* Start PROVIDED MATERIAL *

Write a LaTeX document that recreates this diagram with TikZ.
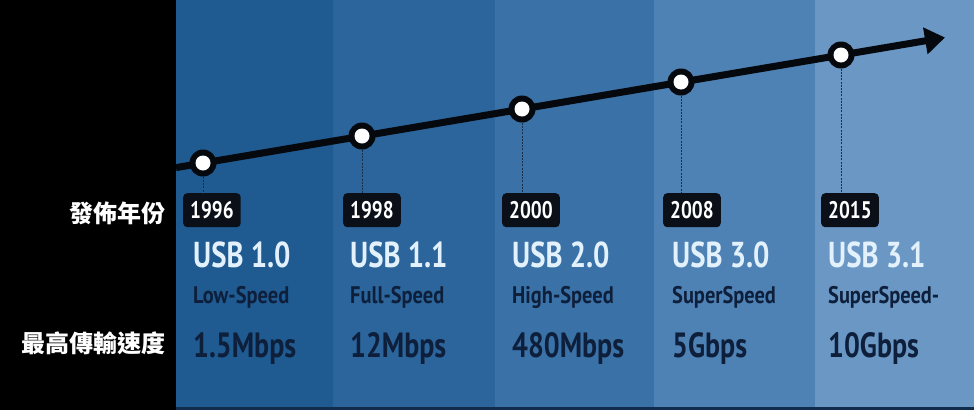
\documentclass[tikz,border=0pt]{standalone}
\usepackage{fontspec}
\setmainfont{PT Sans}[FakeStretch=0.85]
\newfontfamily\narrowfont{PT Sans}[FakeStretch=0.8]
\newfontfamily\cjk{Noto Sans CJK TC}
\usetikzlibrary{arrows.meta}
\definecolor{colA}{HTML}{1F5A90}
\definecolor{colB}{HTML}{2B659B}
\definecolor{colC}{HTML}{3A71A6}
\definecolor{colD}{HTML}{4E81B4}
\definecolor{colE}{HTML}{6A97C4}
\definecolor{usbwhite}{HTML}{E2F1FC}
\definecolor{navy}{HTML}{0E1F3B}
\definecolor{boxblack}{HTML}{0A0F18}
\definecolor{lineblack}{HTML}{05080C}
\definecolor{dotline}{HTML}{1A2E48}
\begin{document}
\begin{tikzpicture}[x=1pt,y=-1pt,
  ver/.style={anchor=base west, text=usbwhite, inner sep=0pt, font=\narrowfont\fontsize{36}{38}\selectfont\bfseries},
  mode/.style={anchor=base west, text=navy, inner sep=0pt, font=\fontsize{24}{26}\selectfont\bfseries},
  rate/.style={anchor=base west, text=navy, inner sep=0pt, font=\narrowfont\fontsize{35}{38}\selectfont\bfseries},
  yearbox/.style={anchor=north west, fill=boxblack, rounded corners=4pt, text=white, inner xsep=7pt, inner ysep=0pt, minimum height=34pt, font=\narrowfont\fontsize{24}{25}\selectfont\bfseries},
  dot/.style={circle, fill=lineblack, minimum size=27pt, inner sep=0pt, path picture={\fill[white] (path picture bounding box.center) circle (7.5pt);}},
  drop/.style={dotline, line width=0.9pt, dash pattern=on 2pt off 1.2pt},
  cjklabel/.style={anchor=east, text=white, inner sep=0pt, font=\cjk\bfseries\fontsize{24}{25}\selectfont}
]
\useasboundingbox (0,0) rectangle (974,410);
% background columns
\fill[black] (0,0) rectangle (176,410);
\fill[colA] (176,0) rectangle (333,410);
\fill[colB] (333,0) rectangle (495,410);
\fill[colC] (495,0) rectangle (654,410);
\fill[colD] (654,0) rectangle (815,410);
\fill[colE] (815,0) rectangle (974,410);
\fill[navy!80!colA] (176,407) rectangle (974,410);

% year boxes
\node[yearbox] (y1) at (183,193) {1996};
\node[yearbox] (y2) at (343,193) {1998};
\node[yearbox] (y3) at (502,193) {2000};
\node[yearbox] (y4) at (663,193) {2008};
\node[yearbox] (y5) at (821,193) {2015};

% timeline
\coordinate (start) at (176,167.6);
\coordinate (tip) at (945,37.5);
\draw[lineblack, line width=7pt, -{Triangle[length=20pt,width=26pt]}] (start) -- (tip);
\node[dot] (c1) at (203,163) {};
\node[dot] (c2) at (362,136) {};
\node[dot] (c3) at (522,109) {};
\node[dot] (c4) at (681,82) {};
\node[dot] (c5) at (841,55) {};
\draw[drop] (c1.south) -- (c1 |- y1.north);
\draw[drop] (c2.south) -- (c2 |- y2.north);
\draw[drop] (c3.south) -- (c3 |- y3.north);
\draw[drop] (c4.south) -- (c4 |- y4.north);
\draw[drop] (c5.south) -- (c5 |- y5.north);

% left labels
\node[cjklabel] (lab1) at (166,213) {發佈年份};
\node[cjklabel] (lab2) at (166,343) {最高傳輸速度};

% columns text
\node[ver] (v1) at (193,267) {USB 1.0};
\node[ver] (v2) at (350,267) {USB 1.1};
\node[ver] (v3) at (512,267) {USB 2.0};
\node[ver] (v4) at (672,267) {USB 3.0};
\node[ver] (v5) at (828,267) {USB 3.1};

\node[mode] (m1) at (193,303) {Low-Speed};
\node[mode] (m2) at (350,303) {Full-Speed};
\node[mode] (m3) at (512,303) {High-Speed};
\node[mode] (m4) at (672,303) {SuperSpeed};
\node[mode] (m5) at (828,303) {SuperSpeed-};

\node[rate] (r1) at (193,357) {1.5Mbps};
\node[rate] (r2) at (350,357) {12Mbps};
\node[rate] (r3) at (512,357) {480Mbps};
\node[rate] (r4) at (672,357) {5Gbps};
\node[rate] (r5) at (828,357) {10Gbps};
\end{tikzpicture}
\end{document}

* End PROVIDED MATERIAL *

### TASK DETAILS
Output the data above without changes, apart from leaving out the pictures.

### EXERCISE RESULT
Write a LaTeX document that recreates this diagram with TikZ.
\documentclass[tikz,border=0pt]{standalone}
\usepackage{fontspec}
\setmainfont{PT Sans}[FakeStretch=0.85]
\newfontfamily\narrowfont{PT Sans}[FakeStretch=0.8]
\newfontfamily\cjk{Noto Sans CJK TC}
\usetikzlibrary{arrows.meta}
\definecolor{colA}{HTML}{1F5A90}
\definecolor{colB}{HTML}{2B659B}
\definecolor{colC}{HTML}{3A71A6}
\definecolor{colD}{HTML}{4E81B4}
\definecolor{colE}{HTML}{6A97C4}
\definecolor{usbwhite}{HTML}{E2F1FC}
\definecolor{navy}{HTML}{0E1F3B}
\definecolor{boxblack}{HTML}{0A0F18}
\definecolor{lineblack}{HTML}{05080C}
\definecolor{dotline}{HTML}{1A2E48}
\begin{document}
\begin{tikzpicture}[x=1pt,y=-1pt,
  ver/.style={anchor=base west, text=usbwhite, inner sep=0pt, font=\narrowfont\fontsize{36}{38}\selectfont\bfseries},
  mode/.style={anchor=base west, text=navy, inner sep=0pt, font=\fontsize{24}{26}\selectfont\bfseries},
  rate/.style={anchor=base west, text=navy, inner sep=0pt, font=\narrowfont\fontsize{35}{38}\selectfont\bfseries},
  yearbox/.style={anchor=north west, fill=boxblack, rounded corners=4pt, text=white, inner xsep=7pt, inner ysep=0pt, minimum height=34pt, font=\narrowfont\fontsize{24}{25}\selectfont\bfseries},
  dot/.style={circle, fill=lineblack, minimum size=27pt, inner sep=0pt, path picture={\fill[white] (path picture bounding box.center) circle (7.5pt);}},
  drop/.style={dotline, line width=0.9pt, dash pattern=on 2pt off 1.2pt},
  cjklabel/.style={anchor=east, text=white, inner sep=0pt, font=\cjk\bfseries\fontsize{24}{25}\selectfont}
]
\useasboundingbox (0,0) rectangle (974,410);
% background columns
\fill[black] (0,0) rectangle (176,410);
\fill[colA] (176,0) rectangle (333,410);
\fill[colB] (333,0) rectangle (495,410);
\fill[colC] (495,0) rectangle (654,410);
\fill[colD] (654,0) rectangle (815,410);
\fill[colE] (815,0) rectangle (974,410);
\fill[navy!80!colA] (176,407) rectangle (974,410);

% year boxes
\node[yearbox] (y1) at (183,193) {1996};
\node[yearbox] (y2) at (343,193) {1998};
\node[yearbox] (y3) at (502,193) {2000};
\node[yearbox] (y4) at (663,193) {2008};
\node[yearbox] (y5) at (821,193) {2015};

% timeline
\coordinate (start) at (176,167.6);
\coordinate (tip) at (945,37.5);
\draw[lineblack, line width=7pt, -{Triangle[length=20pt,width=26pt]}] (start) -- (tip);
\node[dot] (c1) at (203,163) {};
\node[dot] (c2) at (362,136) {};
\node[dot] (c3) at (522,109) {};
\node[dot] (c4) at (681,82) {};
\node[dot] (c5) at (841,55) {};
\draw[drop] (c1.south) -- (c1 |- y1.north);
\draw[drop] (c2.south) -- (c2 |- y2.north);
\draw[drop] (c3.south) -- (c3 |- y3.north);
\draw[drop] (c4.south) -- (c4 |- y4.north);
\draw[drop] (c5.south) -- (c5 |- y5.north);

% left labels
\node[cjklabel] (lab1) at (166,213) {發佈年份};
\node[cjklabel] (lab2) at (166,343) {最高傳輸速度};

% columns text
\node[ver] (v1) at (193,267) {USB 1.0};
\node[ver] (v2) at (350,267) {USB 1.1};
\node[ver] (v3) at (512,267) {USB 2.0};
\node[ver] (v4) at (672,267) {USB 3.0};
\node[ver] (v5) at (828,267) {USB 3.1};

\node[mode] (m1) at (193,303) {Low-Speed};
\node[mode] (m2) at (350,303) {Full-Speed};
\node[mode] (m3) at (512,303) {High-Speed};
\node[mode] (m4) at (672,303) {SuperSpeed};
\node[mode] (m5) at (828,303) {SuperSpeed-};

\node[rate] (r1) at (193,357) {1.5Mbps};
\node[rate] (r2) at (350,357) {12Mbps};
\node[rate] (r3) at (512,357) {480Mbps};
\node[rate] (r4) at (672,357) {5Gbps};
\node[rate] (r5) at (828,357) {10Gbps};
\end{tikzpicture}
\end{document}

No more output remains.